GIVEN EXERCISE | Omit all images. Write out the rest of the material exactly.

SUPPLIED INFORMATION |
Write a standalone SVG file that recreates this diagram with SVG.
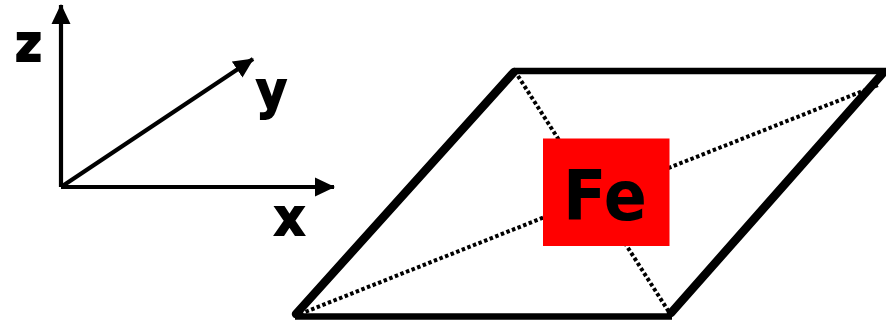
<svg xmlns="http://www.w3.org/2000/svg" width="886" height="322" viewBox="0 0 886 322">
<style>
.lbl{font-family:"DejaVu Sans",Verdana,sans-serif;font-weight:bold;fill:#000}
.big{stroke:#000;stroke-width:1.800}
.axis{stroke:#000;stroke-width:4.200;fill:none}
.dot{stroke:#000;stroke-width:4;fill:none;stroke-dasharray:3.500 2.500}
.edge{stroke:#000;stroke-width:6.500;fill:none}
.side{stroke:#000;stroke-width:8.500;fill:none;stroke-linecap:round}
</style>
<defs>
<marker id="ah" markerUnits="userSpaceOnUse" markerWidth="21" markerHeight="21" refX="19" refY="10" orient="auto"><path d="M0 0.500L20 10L0 19.500Z" fill="#000"/></marker>
</defs>
<rect width="886" height="322" fill="#fff"/>
<g id="connectors">
<line class="axis" x1="61" y1="187" x2="61" y2="5" marker-end="url(#ah)"/>
<line class="axis" x1="61" y1="187" x2="334" y2="187" marker-end="url(#ah)"/>
<line class="axis" x1="61" y1="187" x2="253" y2="59" marker-end="url(#ah)"/>
<line class="dot" x1="518" y1="76" x2="669" y2="312"/>
<line class="dot" x1="300" y1="314" x2="878" y2="85"/>
<line class="edge" x1="514" y1="71" x2="886" y2="71"/>
<line class="edge" x1="295" y1="316.500" x2="672" y2="316.500"/>
<line class="side" x1="296" y1="314" x2="514" y2="72"/>
<line class="side" x1="671" y1="313" x2="883" y2="73"/>
</g>
<g id="label-z"><text class="lbl big" x="15" y="61" font-size="51" textLength="27" lengthAdjust="spacingAndGlyphs">z</text></g>
<g id="label-y"><text class="lbl big" x="256" y="108" font-size="52" textLength="31" lengthAdjust="spacingAndGlyphs">y</text></g>
<g id="label-x"><text class="lbl big" x="274" y="235" font-size="51" textLength="31" lengthAdjust="spacingAndGlyphs">x</text></g>
<g id="node-fe">
<rect x="543" y="138.500" width="126.500" height="107.500" fill="#f00"/>
<text class="lbl" x="563" y="220" font-size="69" textLength="84" lengthAdjust="spacingAndGlyphs">Fe</text>
</g>
</svg>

IN RESPONSE |
Write a standalone SVG file that recreates this diagram with SVG.
<svg xmlns="http://www.w3.org/2000/svg" width="886" height="322" viewBox="0 0 886 322">
<style>
.lbl{font-family:"DejaVu Sans",Verdana,sans-serif;font-weight:bold;fill:#000}
.big{stroke:#000;stroke-width:1.800}
.axis{stroke:#000;stroke-width:4.200;fill:none}
.dot{stroke:#000;stroke-width:4;fill:none;stroke-dasharray:3.500 2.500}
.edge{stroke:#000;stroke-width:6.500;fill:none}
.side{stroke:#000;stroke-width:8.500;fill:none;stroke-linecap:round}
</style>
<defs>
<marker id="ah" markerUnits="userSpaceOnUse" markerWidth="21" markerHeight="21" refX="19" refY="10" orient="auto"><path d="M0 0.500L20 10L0 19.500Z" fill="#000"/></marker>
</defs>
<rect width="886" height="322" fill="#fff"/>
<g id="connectors">
<line class="axis" x1="61" y1="187" x2="61" y2="5" marker-end="url(#ah)"/>
<line class="axis" x1="61" y1="187" x2="334" y2="187" marker-end="url(#ah)"/>
<line class="axis" x1="61" y1="187" x2="253" y2="59" marker-end="url(#ah)"/>
<line class="dot" x1="518" y1="76" x2="669" y2="312"/>
<line class="dot" x1="300" y1="314" x2="878" y2="85"/>
<line class="edge" x1="514" y1="71" x2="886" y2="71"/>
<line class="edge" x1="295" y1="316.500" x2="672" y2="316.500"/>
<line class="side" x1="296" y1="314" x2="514" y2="72"/>
<line class="side" x1="671" y1="313" x2="883" y2="73"/>
</g>
<g id="label-z"><text class="lbl big" x="15" y="61" font-size="51" textLength="27" lengthAdjust="spacingAndGlyphs">z</text></g>
<g id="label-y"><text class="lbl big" x="256" y="108" font-size="52" textLength="31" lengthAdjust="spacingAndGlyphs">y</text></g>
<g id="label-x"><text class="lbl big" x="274" y="235" font-size="51" textLength="31" lengthAdjust="spacingAndGlyphs">x</text></g>
<g id="node-fe">
<rect x="543" y="138.500" width="126.500" height="107.500" fill="#f00"/>
<text class="lbl" x="563" y="220" font-size="69" textLength="84" lengthAdjust="spacingAndGlyphs">Fe</text>
</g>
</svg>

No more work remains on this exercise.